- 8741 N Five Forks Rd, Amelia Courthouse

Information
- Type: Private
- Established: 1964
- Principal: Chris Hooper
- Grades: K-12
- Enrollment: 150
- Campus: Rural
- Colors: Navy, maroon
- Athletics conference: Virginia Independent Schools Athletic Association, Virginia Commonwealth Conference
- Mascot: Patriots
- Website: Amelia Academy

= Amelia Academy =

Amelia Academy is a private school in Amelia, Virginia that was founded in 1964 as a segregation academy.

==History==
Amelia Academy was founded in 1964 during Virginia's policy of massive resistance to court-mandated integration of public schools. At this time most of the white students in Amelia County transferred to the new Amelia Academy in order to avoid contact with Black stidents.

Amelia Academy's tax-exempt status was suspended by the Internal Revenue Service in the early 1970s due to its racially discriminatory admission policies.

Amelia Academy briefly regained its tax-exempt status in 1985. However, in February 1986 the Internal Revenue Service announced that it was opening an investigation to determine whether Amelia Academy and two other Virginia private schools had in fact abandoned racial discrimination in admissions. In April 1986 the IRS announced that both the Amelia Academy and the Isle of Wight Academy would have their tax exemptions revoked.

As of 1988, no Black student had ever attended the school. In May of that year, headmistress Dallas De K. Lewis told the Richmond Times-Dispatch that "We have an open-door policy. We'd be delighted if we could get some other races."

During the 1993 Virginia gubernatorial campaign Republican candidates George Allen and Michael Farris attended a picnic at the school.
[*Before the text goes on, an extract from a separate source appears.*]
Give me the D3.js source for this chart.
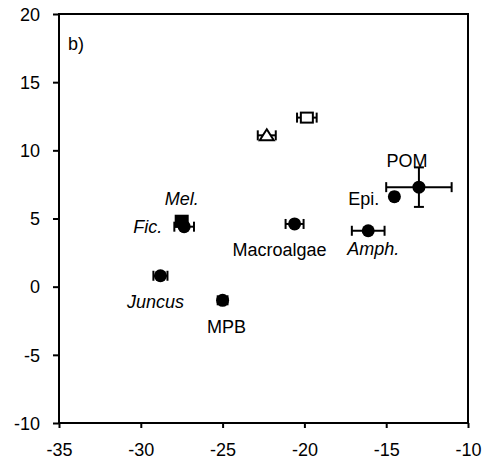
<!DOCTYPE html>
<html>
<head>
<meta charset="utf-8">
<script src="https://cdn.jsdelivr.net/npm/d3@7"></script>
<style>
  html, body { margin: 0; padding: 0; background: #fff; }
  svg { display: block; font-family: "Liberation Sans", Arial, sans-serif; }
</style>
</head>
<body>
<svg id="chart" width="491" height="468"></svg>
<script>
// Carbon (x) and nitrogen (y) isotope means with standard errors
const names  = ["Mel.", "Fic.", "Juncus", "MPB", "Macroalgae", "", "", "Amph.", "Epi.", "POM"];
const xMean  = [-27.5, -27.35, -28.8, -25.0, -20.6, -22.3, -19.85, -16.1, -14.5, -13.0];
const yMean  = [4.8, 4.4, 0.8, -1.0, 4.6, 11.1, 12.4, 4.1, 6.6, 7.3];
const xErr   = [0.0, 0.6, 0.43, 0.3, 0.55, 0.55, 0.6, 1.0, 0.2, 2.0];
const yErr   = [0.0, 0.0, 0.0, 0.0, 0.0, 0.0, 0.0, 0.0, 0.0, 1.45];
const shapes = ["fsquare", "circle", "circle", "circle", "circle", "otri", "osquare", "circle", "circle", "circle"];
const italic = [true, true, true, false, false, false, false, true, false, false];

const xTicks = [-35, -30, -25, -20, -15, -10];
const yTicks = [-10, -5, 0, 5, 10, 15, 20];
const panelLabel = "b)";

// label placement relative to each marker (pixels): dx, dy, anchor
const labelPlace = [
  [0, -16, "middle"], [-22, 6, "end"], [-5, 32, "middle"], [4, 33, "middle"],
  [-15, 32, "middle"], [0, 0, "middle"], [0, 0, "middle"], [5, 24, "middle"],
  [-15, 8, "end"], [-12, -20, "middle"]
];

const svg = d3.select("#chart");
const L = 59, R = 468, T = 14, B = 423;

const x = d3.scaleLinear().domain([-35, -10]).range([L, R]);
const y = d3.scaleLinear().domain([-10, 20]).range([B, T]);

// axes (plain hyphen for negative numbers)
const fmt = d => String(d);
const xAxis = d3.axisBottom(x).tickValues(xTicks).tickSize(5).tickPadding(15).tickFormat(fmt);
const yAxis = d3.axisLeft(y).tickValues(yTicks).tickSize(6).tickPadding(13).tickFormat(fmt);

const gx = svg.append("g").attr("transform", `translate(0,${B})`).call(xAxis);
const gy = svg.append("g").attr("transform", `translate(${L},0)`).call(yAxis);
[gx, gy].forEach(g => {
  g.select(".domain").remove();
  g.selectAll(".tick line").attr("stroke", "#000").attr("stroke-width", 2);
  g.selectAll(".tick text").attr("fill", "#000")
    .style("font-size", "18px").style("font-family", "'Liberation Sans', Arial, sans-serif");
});
gy.selectAll(".tick text").attr("dy", "0.35em");

// frame
svg.append("rect")
  .attr("x", L).attr("y", T).attr("width", R - L).attr("height", B - T)
  .attr("fill", "none").attr("stroke", "#000").attr("stroke-width", 2);

svg.append("text").attr("x", 68).attr("y", 50).text(panelLabel)
  .style("font-size", "18px").attr("fill", "#000");

const idx = d3.range(names.length);
const cap = 5;

// error bars
const eb = svg.append("g").attr("stroke", "#000").attr("stroke-width", 2).attr("fill", "none");
idx.forEach(i => {
  if (xErr[i] > 0) {
    const x0 = x(xMean[i] - xErr[i]), x1 = x(xMean[i] + xErr[i]), yy = y(yMean[i]);
    eb.append("line").attr("x1", x0).attr("x2", x1).attr("y1", yy).attr("y2", yy);
    eb.append("line").attr("x1", x0).attr("x2", x0).attr("y1", yy - cap).attr("y2", yy + cap);
    eb.append("line").attr("x1", x1).attr("x2", x1).attr("y1", yy - cap).attr("y2", yy + cap);
  }
  if (yErr[i] > 0) {
    const y0 = y(yMean[i] - yErr[i]), y1 = y(yMean[i] + yErr[i]), xx = x(xMean[i]);
    eb.append("line").attr("x1", xx).attr("x2", xx).attr("y1", y0).attr("y2", y1);
    eb.append("line").attr("x1", xx - cap).attr("x2", xx + cap).attr("y1", y0).attr("y2", y0);
    eb.append("line").attr("x1", xx - cap).attr("x2", xx + cap).attr("y1", y1).attr("y2", y1);
  }
});

// markers
const mk = svg.append("g");
idx.forEach(i => {
  const cx = x(xMean[i]), cy = y(yMean[i]);
  if (shapes[i] === "circle") {
    mk.append("circle").attr("cx", cx).attr("cy", cy).attr("r", 6.5).attr("fill", "#000");
  } else if (shapes[i] === "fsquare") {
    mk.append("rect").attr("x", cx - 7).attr("y", cy - 6.5).attr("width", 14).attr("height", 13)
      .attr("fill", "#000");
  } else if (shapes[i] === "osquare") {
    mk.append("rect").attr("x", cx - 6).attr("y", cy - 5).attr("width", 12).attr("height", 10)
      .attr("fill", "#fff").attr("stroke", "#000").attr("stroke-width", 2);
  } else if (shapes[i] === "otri") {
    mk.append("path").attr("d", `M${cx},${cy - 6} L${cx + 7},${cy + 5} L${cx - 7},${cy + 5} Z`)
      .attr("fill", "#fff").attr("stroke", "#000").attr("stroke-width", 2);
  }
});

// source labels
const lb = svg.append("g").style("font-size", "18px").attr("fill", "#000");
idx.forEach(i => {
  if (!names[i]) return;
  const p = labelPlace[i];
  lb.append("text")
    .attr("x", x(xMean[i]) + p[0]).attr("y", y(yMean[i]) + p[1])
    .attr("text-anchor", p[2])
    .style("font-style", italic[i] ? "italic" : "normal")
    .text(names[i]);
});
</script>
</body>
</html>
Both men later denied knowing that the event was a fundraiser for the school, that the school had been founded as a segregation academy, and that the student body at the time was all white. At the time, the headmistress told The Washington Post that the Academy "has always had an open-door policy," and that anyone who met admissions standards was welcome to attend. She also noted that the school had not yet regained its tax-exempt status from the IRS, and recalled that, although the Academy had had a Korean student during the IRS investigation, the investigator noted that "we may have met the letter of the law but because we had no blacks, we didn't meet the spirit of the law." Peter Eliades, unsuccessful Virginia Democratic candidate for the U.S. House of Representatives, also attended the event. His campaign manager told the Times-Dispatch "I had absolutely no idea there was any connection...with a segregation academy. If there is a connection, we are appalled. We condemn any kind of discrimination."

==Demographics==
According to a ProPublica article, as of the 2022 school year, the school had a student body of 127, 94.5% of whom were white while the Amelia County Public Schools had a population of 1,635, 67% of whom were white. The NCES reported in the 2024 school year that the student body was 100% white.